Cemâlî Çelebi, “Hüma gibi çok yüksek uçup güneş üstüne saye salarlar” derken, hümâ, güneş ve gölge delaletleri üzerinden yine Umay mitine atıf yapmaktadır. Burada güneşin, hümâ kılığına giren Umay’ın yuvası veya yumurtası olduğunu düşünmek, isabetten uzak düşmez. Zira güneş üstünde kanat açarak ona saye salan hümâ ya yuvası ya da yumurtasını gözetip kollamaktadır. Bu mitin kozmik boyutunda ise güneşin Umay takımyıldızı burcuna girdiği bir zaman dilimine işaret vardır. Böyle bir durumda güneş, Umay takımyıldızının altına girmiş görünmekte, Umay takımyıldızı da kanat açıp onun üzerine gölge salmaktadır.

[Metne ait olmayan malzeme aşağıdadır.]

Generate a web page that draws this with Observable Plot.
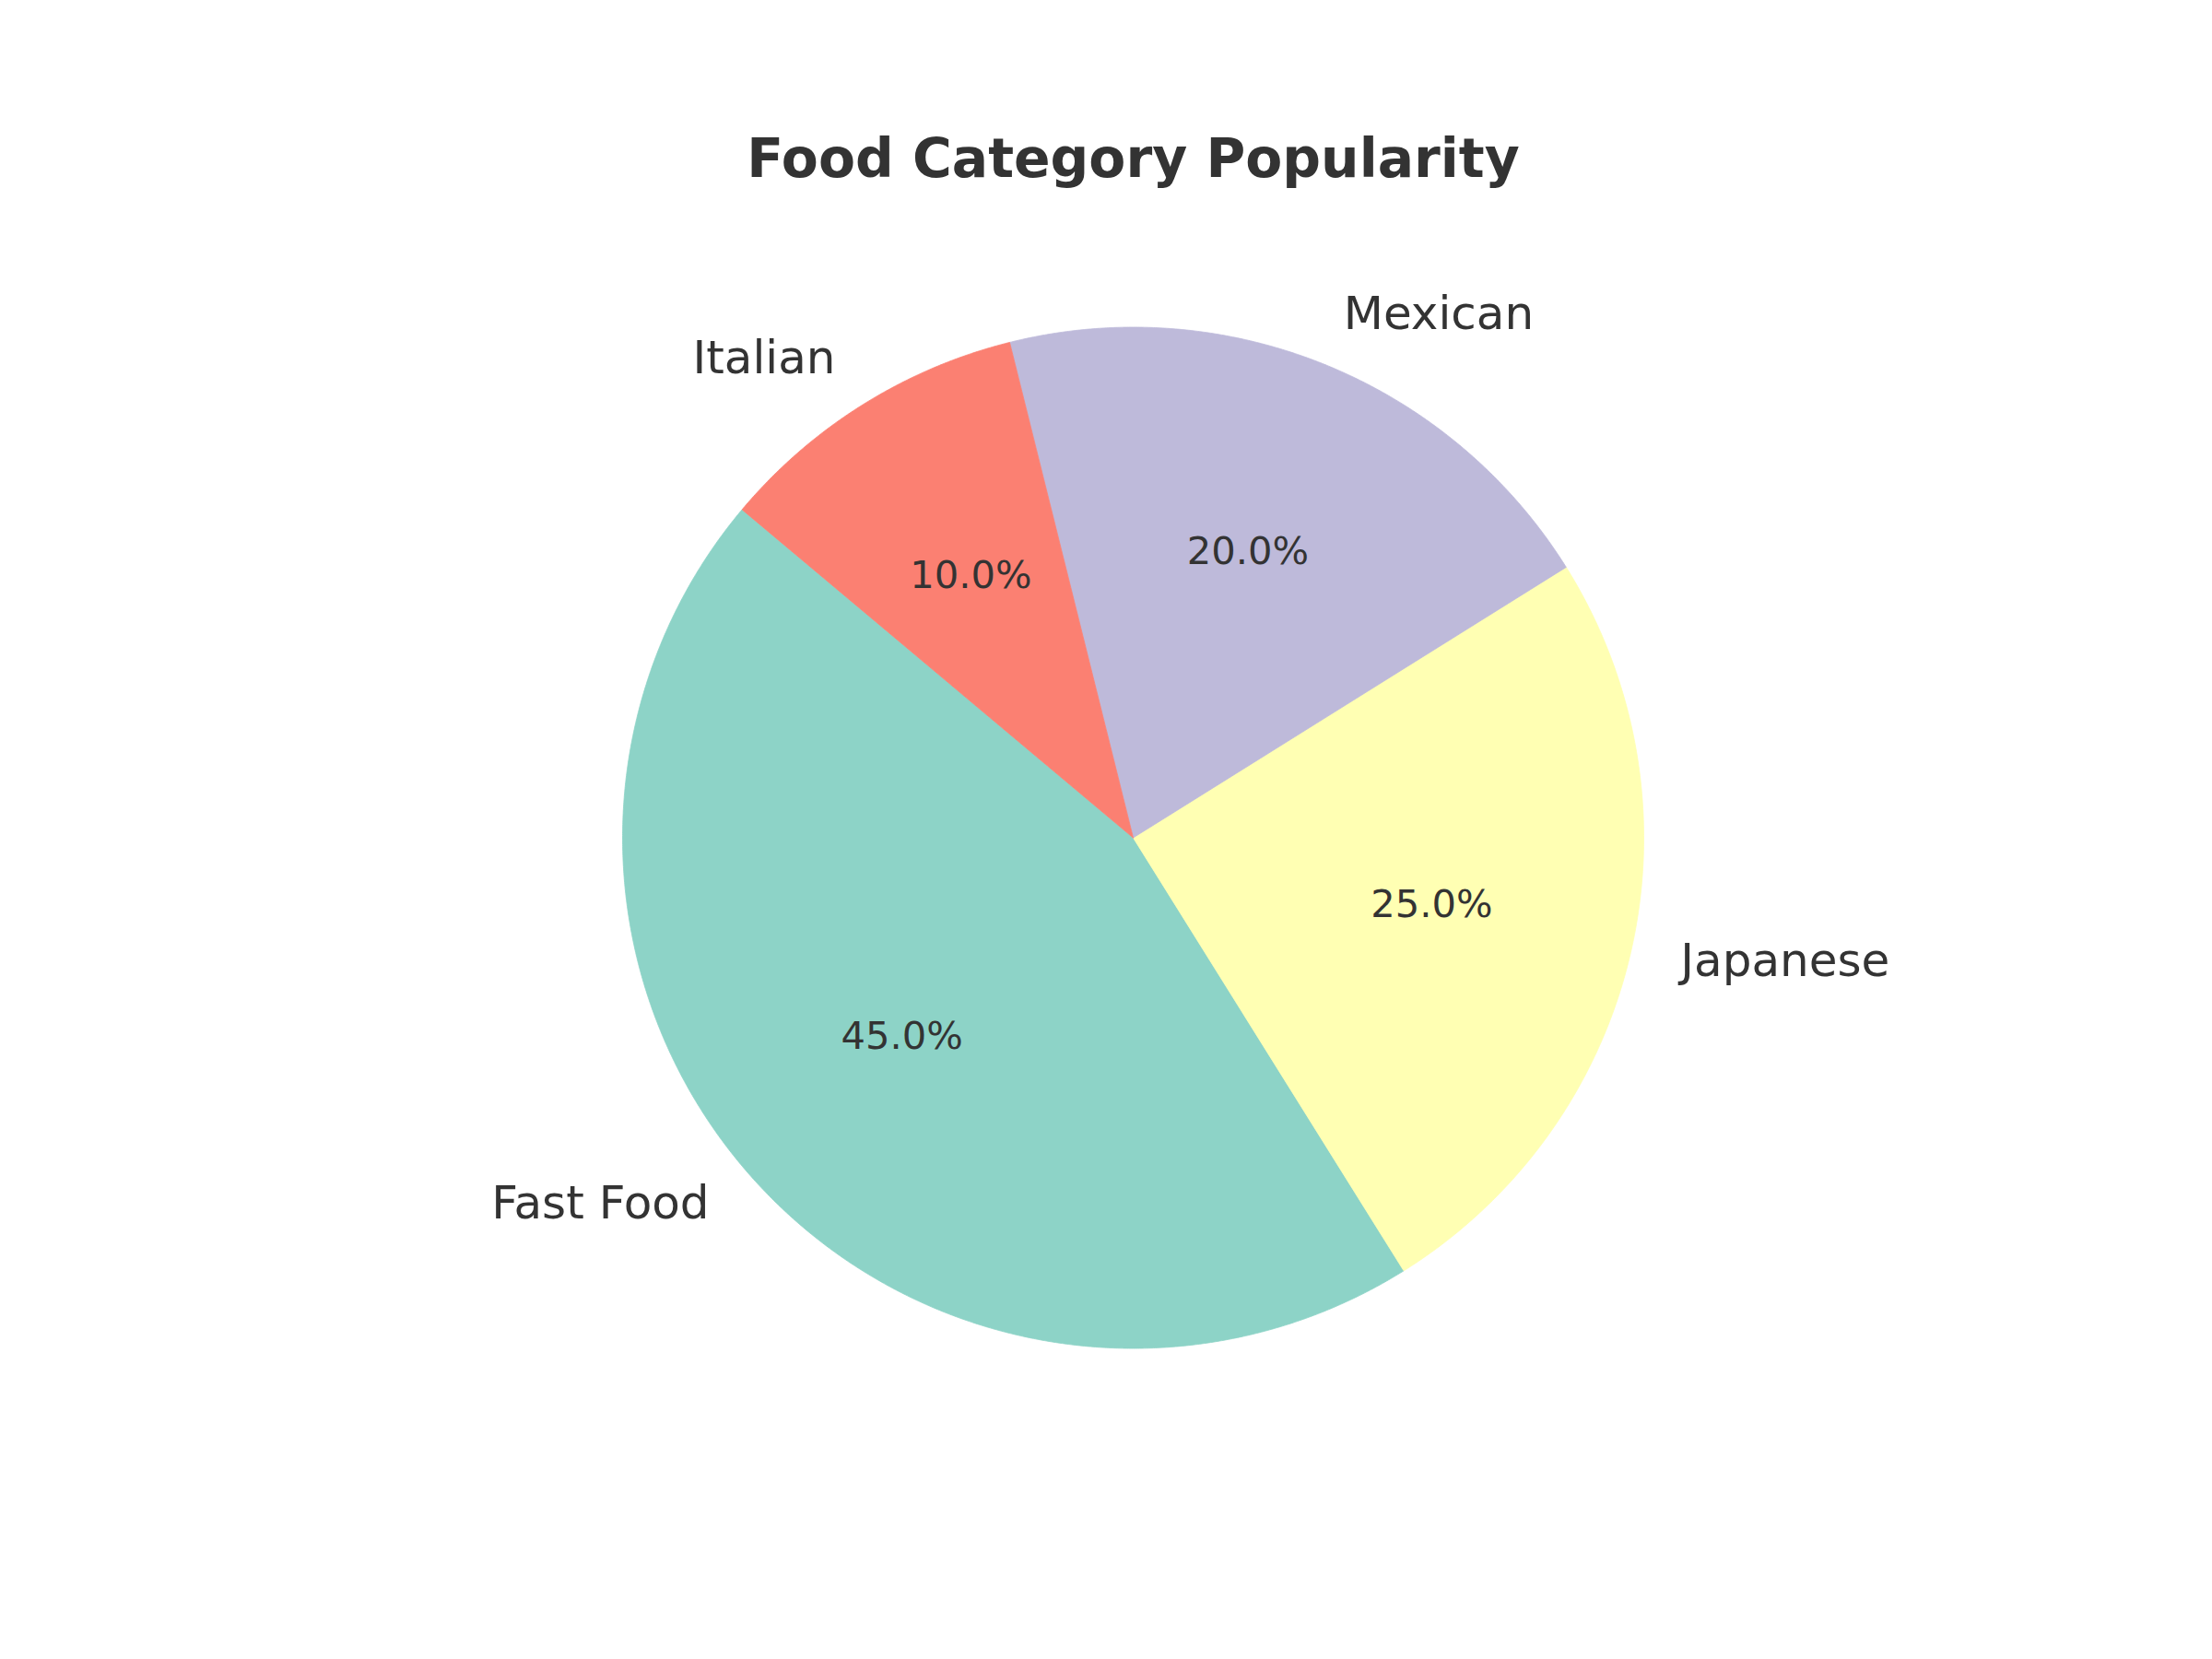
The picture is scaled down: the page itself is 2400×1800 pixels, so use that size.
<!DOCTYPE html>
<html>
<head>
<meta charset="utf-8">
<script src="https://cdn.jsdelivr.net/npm/d3@7"></script>
<script src="https://cdn.jsdelivr.net/npm/@observablehq/plot@0.6"></script>
<style>
  html, body { margin: 0; padding: 0; background: #ffffff; overflow: hidden; }
  #wrap { position: relative; width: 2400px; height: 1800px; }
  #title {
    position: absolute; left: 59px; width: 2341px; top: 143px;
    text-align: center; font-family: "DejaVu Sans", sans-serif; font-weight: bold;
    font-size: 58.33px; line-height: 58.33px; color: #333333; margin: 0;
  }
  #chart { position: absolute; left: 0; top: 240px; }
</style>
</head>
<body>
<div id="wrap">
  <div id="title">Food Category Popularity</div>
  <div id="chart"></div>
</div>
<script>
// ---- data ----
const categories = ["Fast Food", "Japanese", "Mexican", "Italian"];
const shares = [45, 25, 20, 10];

// ---- style / layout constants ----
const palette = ["#8dd3c7", "#ffffb3", "#bebada", "#fb8072"];
const startAngle = 140;           // degrees, counterclockwise from +x
const labelDistance = 1.1;
const pctDistance = 0.6;
const W = 2400, H = 1560;
const cx = 1229, cy = 668.5, R = 554;
const textColor = "#333333";

const total = d3.sum(shares);
let acc = startAngle;
const slices = categories.map((name, i) => {
  const a0 = acc;
  const a1 = acc + 360 * shares[i] / total;
  acc = a1;
  return {name, value: shares[i], a0, a1, mid: (a0 + a1) / 2};
});

const rad = (d) => d * Math.PI / 180;
const polys = [];
for (const s of slices) {
  polys.push({name: s.name, x: 0, y: 0});
  const n = Math.max(2, Math.ceil((s.a1 - s.a0) / 0.25));
  for (let k = 0; k <= n; k++) {
    const a = rad(s.a0 + (s.a1 - s.a0) * k / n);
    polys.push({name: s.name, x: Math.cos(a), y: Math.sin(a)});
  }
  polys.push({name: s.name, x: 0, y: 0});
}

const labels = slices.map(s => ({
  name: s.name,
  x: labelDistance * Math.cos(rad(s.mid)),
  y: labelDistance * Math.sin(rad(s.mid))
}));
const pcts = slices.map(s => ({
  text: (100 * s.value / total).toFixed(1) + "%",
  x: pctDistance * Math.cos(rad(s.mid)),
  y: pctDistance * Math.sin(rad(s.mid))
}));

const chart = Plot.plot({
  width: W,
  height: H,
  margin: 0,
  x: {domain: [-cx / R, (W - cx) / R], axis: null},
  y: {domain: [(cy - H) / R, cy / R], axis: null},
  color: {type: "ordinal", domain: categories, range: palette},
  style: {fontFamily: "DejaVu Sans, sans-serif", background: "#ffffff"},
  marks: [
    Plot.line(polys, {x: "x", y: "y", z: "name", fill: "name", stroke: "name", strokeWidth: 0.8, curve: "linear"}),
    Plot.text(labels.filter(d => d.x > 0), {x: "x", y: "y", text: "name", textAnchor: "start", fontSize: 50, dy: -3, fill: textColor}),
    Plot.text(labels.filter(d => d.x <= 0), {x: "x", y: "y", text: "name", textAnchor: "end", fontSize: 50, dy: -3, fill: textColor}),
    Plot.text(pcts, {x: "x", y: "y", text: "text", textAnchor: "middle", fontSize: 41.67, dy: -2, fill: textColor})
  ]
});
document.getElementById("chart").appendChild(chart);
</script>
</body>
</html>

“Eğer zülfün gibi düşse ruhun şevki havâsına/ Semendervâr olur idi hümâya âşiyân âteş”

Mesîhî, bu beyitte gönlünü hümâya, sevgilinin zülfünü ateşte yaşadığına inanılan semendere, yanağını da ateşe benzetmektedir. Buradaki hümâ ve ateş ilişkisinin Umay miti ile bağlantısı açıktır. Umay’ın ocak iyesi oluşu mitsel anlamda bir indirgemedir. Muhtemeldir ki Umay, mitsel sürecin başlarında bir yerde ateşin sahibi olan bir ilahe idi. Bu dönemde Umay, ateşte yaşayan ve yuvasını ateş içine yapan kuş görünümlü bir tanrıçaydı. Bu durumda bazı mitolojilerde küllerinden yeniden doğuşu simgeleyen kaknüs, anka, simurg ve feniksin karşılığı, Türk mitolojisinde Umay’ın göstereni olan hümâdır. Süreç içinde Umay’ın ateş ilâhesi oluş yönü aşınarak ilâhelikten iyelik derekesine inmiş olmalıdır. 

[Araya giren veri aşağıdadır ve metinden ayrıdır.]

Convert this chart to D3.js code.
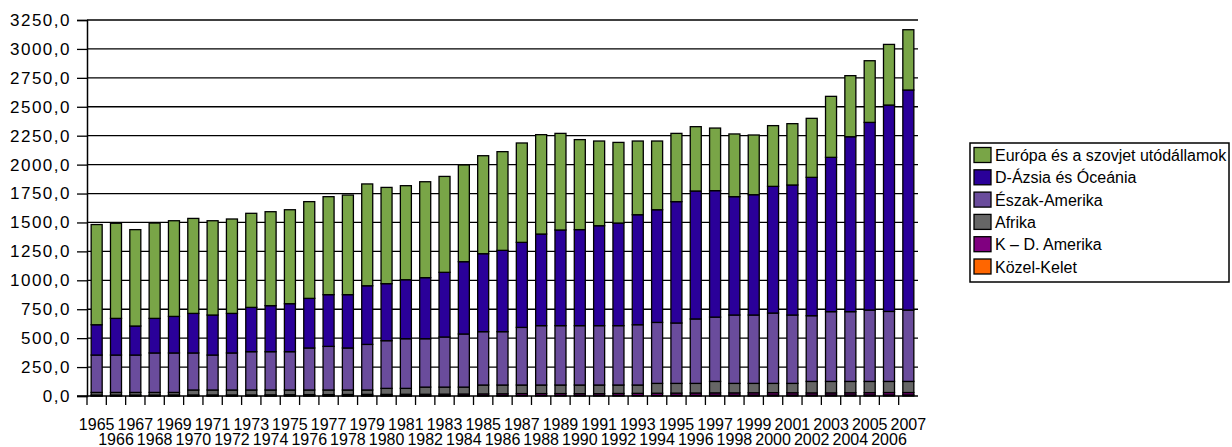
<!DOCTYPE html>
<meta charset="utf-8">
<title>Szénfogyasztás régiónként</title>
<script src="https://d3js.org/d3.v7.min.js"></script>
<style>
    body { margin: 0; background: #fff; }
    svg text { font-family: "Liberation Sans", Arial, sans-serif; fill: #000; }
</style>
<body>
<div id="my_dataviz"></div>
<script>

    // years on the x axis
    var years = d3.range(1965, 2008).map(String);

    // series values (bottom of the stack first)
    var kozelKelet = [1, 1, 1, 1, 1, 1, 1, 1, 1, 1, 2, 2, 2, 2, 2, 2, 2, 2, 3, 3, 3, 3, 4, 4, 4,
        4, 4, 5, 5, 5, 6, 6, 7, 7, 8, 8, 8, 8, 9, 9, 9, 9, 9];
    var kdAmerika = [7, 7, 7, 7, 8, 8, 8, 8, 8, 9, 9, 10, 10, 11, 12, 12, 13, 13, 13, 14, 15, 16, 17, 17, 17,
        16, 16, 17, 18, 19, 19, 20, 20, 20, 20, 21, 20, 19, 18, 19, 20, 21, 21];
    var afrika = [23, 23, 23, 23, 22, 43, 43, 43, 43, 42, 41, 40, 40, 39, 38, 52, 51, 62, 61, 60, 77, 76, 74, 74, 74,
        75, 75, 73, 72, 85, 84, 83, 99, 82, 81, 80, 81, 99, 99, 98, 97, 96, 96];
    var eszakAmerika = [323, 323, 323, 341, 341, 320, 302, 320, 331, 331, 331, 363, 377, 363, 394, 412, 429, 418, 433, 459, 461, 461, 498, 513, 513,
        513, 513, 513, 521, 527, 522, 557, 556, 591, 591, 608, 591, 568, 603, 603, 617, 605, 617];
    var dAzsia = [262, 317, 251, 299, 316, 342, 346, 342, 383, 398, 415, 429, 447, 461, 507, 493, 510, 528, 559, 625, 674, 703, 735, 792, 827,
        830, 864, 887, 951, 974, 1049, 1106, 1093, 1023, 1040, 1095, 1124, 1196, 1334, 1512, 1622, 1784, 1902];
    var europa = [866, 822, 833, 824, 827, 821, 815, 816, 813, 812, 812, 836, 847, 861, 880, 832, 813, 829, 829, 836, 847, 853, 859, 859, 835,
        778, 732, 697, 637, 594, 590, 556, 541, 542, 516, 525, 530, 510, 527, 528, 533, 524, 521];

    var seriesNames = ["Közel-Kelet", "K – D. Amerika", "Afrika", "Észak-Amerika", "D-Ázsia és Óceánia", "Európa és a szovjet utódállamok"];
    var seriesValues = [kozelKelet, kdAmerika, afrika, eszakAmerika, dAzsia, europa];
    var seriesColors = ["#ff6600", "#800080", "#666666", "#6a4c9c", "#2a0099", "#79a547"];

    // y axis ticks
    var yTicks = d3.range(0, 3251, 250);

    // table for d3.stack
    var table = years.map(function (yr, i) {
        var row = { year: yr };
        seriesNames.forEach(function (s, j) { row[s] = seriesValues[j][i]; });
        return row;
    });

    // plot area (window.top is taken, so no "top" here)
    var W = 1232, H = 447;
    var plotL = 87, plotR = 918, plotT = 20, plotB = 396;

    var svg = d3.select("#my_dataviz")
        .append("svg")
        .attr("width", W)
        .attr("height", H);

    var x = d3.scaleBand()
        .domain(years)
        .range([plotL, plotR])
        .paddingInner(0.43)
        .paddingOuter(0.215);

    var y = d3.scaleLinear()
        .domain([0, 3250])
        .range([plotB, plotT]);

    // gridlines
    svg.append("g")
        .selectAll("line")
        .data(yTicks.slice(1))
        .enter()
        .append("line")
        .attr("x1", plotL)
        .attr("x2", plotR)
        .attr("y1", function (d) { return y(d); })
        .attr("y2", function (d) { return y(d); })
        .attr("stroke", "#000")
        .attr("stroke-width", 1.3);

    // stacked bars
    var stacked = d3.stack().keys(seriesNames)(table);

    svg.append("g")
        .selectAll("g")
        .data(stacked)
        .enter()
        .append("g")
        .attr("fill", function (d, i) { return seriesColors[i]; })
        .selectAll("rect")
        .data(function (d) { return d; })
        .enter()
        .append("rect")
        .attr("x", function (d) { return x(d.data.year); })
        .attr("width", x.bandwidth())
        .attr("y", function (d) { return y(d[1]); })
        .attr("height", function (d) { return y(d[0]) - y(d[1]); })
        .attr("stroke", "#000")
        .attr("stroke-width", 1.3);

    // Y axis
    var yAxis = svg.append("g")
        .attr("transform", "translate(" + plotL + ",0)")
        .call(d3.axisLeft(y)
            .tickValues(yTicks)
            .tickSize(10)
            .tickPadding(6)
            .tickFormat(function (d) { return d3.format(".1f")(d).replace(".", ","); }));
    yAxis.select(".domain").attr("stroke", "#000").attr("stroke-width", 1.5);
    yAxis.selectAll(".tick line").attr("stroke", "#000").attr("stroke-width", 1.3);
    yAxis.selectAll("text")
        .attr("font-size", 17)
        .attr("letter-spacing", 1.5)
        .attr("fill", "#000");

    // X axis line, ticks on the band edges
    var step = x.step();
    var edge = function (yr) { return x(yr) - (step - x.bandwidth()) / 2; };

    svg.append("line")
        .attr("x1", plotL - 10)
        .attr("x2", plotR)
        .attr("y1", plotB)
        .attr("y2", plotB)
        .attr("stroke", "#000")
        .attr("stroke-width", 1.5);

    svg.append("g")
        .selectAll("line")
        .data(years)
        .enter()
        .append("line")
        .attr("x1", function (d) { return edge(d); })
        .attr("x2", function (d) { return edge(d); })
        .attr("y1", plotB)
        .attr("y2", plotB + 9)
        .attr("stroke", "#000")
        .attr("stroke-width", 1.3);

    // year labels on two rows
    svg.append("g")
        .selectAll("text")
        .data(years)
        .enter()
        .append("text")
        .attr("x", function (d) { return x(d) + x.bandwidth() / 2; })
        .attr("y", function (d, i) { return i % 2 === 0 ? 430 : 445; })
        .attr("text-anchor", "middle")
        .attr("font-size", 16)
        .text(function (d) { return d; });

    // legend, top series first
    var lx = 970, ly = 143, rowH = 22.3;
    var legend = svg.append("g");
    legend.append("rect")
        .attr("x", lx)
        .attr("y", ly)
        .attr("width", 259)
        .attr("height", 139)
        .attr("fill", "#fff")
        .attr("stroke", "#000")
        .attr("stroke-width", 1.5);

    var order = d3.range(seriesNames.length).reverse();
    var items = legend.selectAll("g.item")
        .data(order)
        .enter()
        .append("g")
        .attr("class", "item")
        .attr("transform", function (d, i) { return "translate(" + lx + "," + (ly + 12 + i * rowH) + ")"; });

    items.append("rect")
        .attr("x", 4)
        .attr("y", -7.5)
        .attr("width", 17)
        .attr("height", 15)
        .attr("fill", function (d) { return seriesColors[d]; })
        .attr("stroke", "#000")
        .attr("stroke-width", 1.3);

    items.append("text")
        .attr("x", 25)
        .attr("y", 6)
        .attr("font-size", 16)
        .text(function (d) { return seriesNames[d]; });

</script>
</body>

Tanık beyitleri daha fazla uzatmak bu yazının sınırlarını aşacağı için örnekleri burada sonlandırmak gerekiyor. Ancak bu kadarlık bir beyit seçkisi bile Divan şiirindeki hümânın Türk mitolojisindeki Umay Ana’nın kuş biçimli bir göstereni olduğunu belgelemeye kâfidir. Yazının başından beri söylediğimiz gibi, bir millet hangi inanç ve kültür dairesine girerse girsin, kendi irsî kodlarını bir şekilde yeni inanç ve kültür dairesinin unsurlarıyla harmanlayarak onu yaşatmaya devam etmektedir. Türkler Umay mitini üreten inanç ve kültür sistemini terk ederek Maniheist ve Budist oldular. Yahudilik, Hıristiyanlık ve İslâm gibi semavî dinlere girdiler. Çin, Hint, İran, Arap kültür dairelerinin tesiri altında yaşadılar. Ancak bu metinler gösteriyor ki millî hafıza ve sosyal genetik kod kendisini yenileyerek hayatiyetini sürdürmektedir. Tanzimat’tan beri yoğun şekilde etkisi altına girdiğimiz Batı kültür ve medeniyeti içinde başata Grek mitleri olmak üzere Batı’nın mitleri ilköğretimden beri nesillerin belleklerine adeta kazındı. Ancak süreç içinde Batı mitlerinin rüzgârı biraz dinince görüldü ki kendi kökleriyle bağını tümüyle kopardığını sandığımız Z kuşağı, kendi mitsel kökenlerine yönelmeye ve kendi kimlik inşasını o kökenler üzerinden kurmaya başladı. Bahse konu olan Umay da bu bağlamda yeni nesiller ile milli hafıza ve sosyal genetik üzerinde yeniden temas kurmaktadır.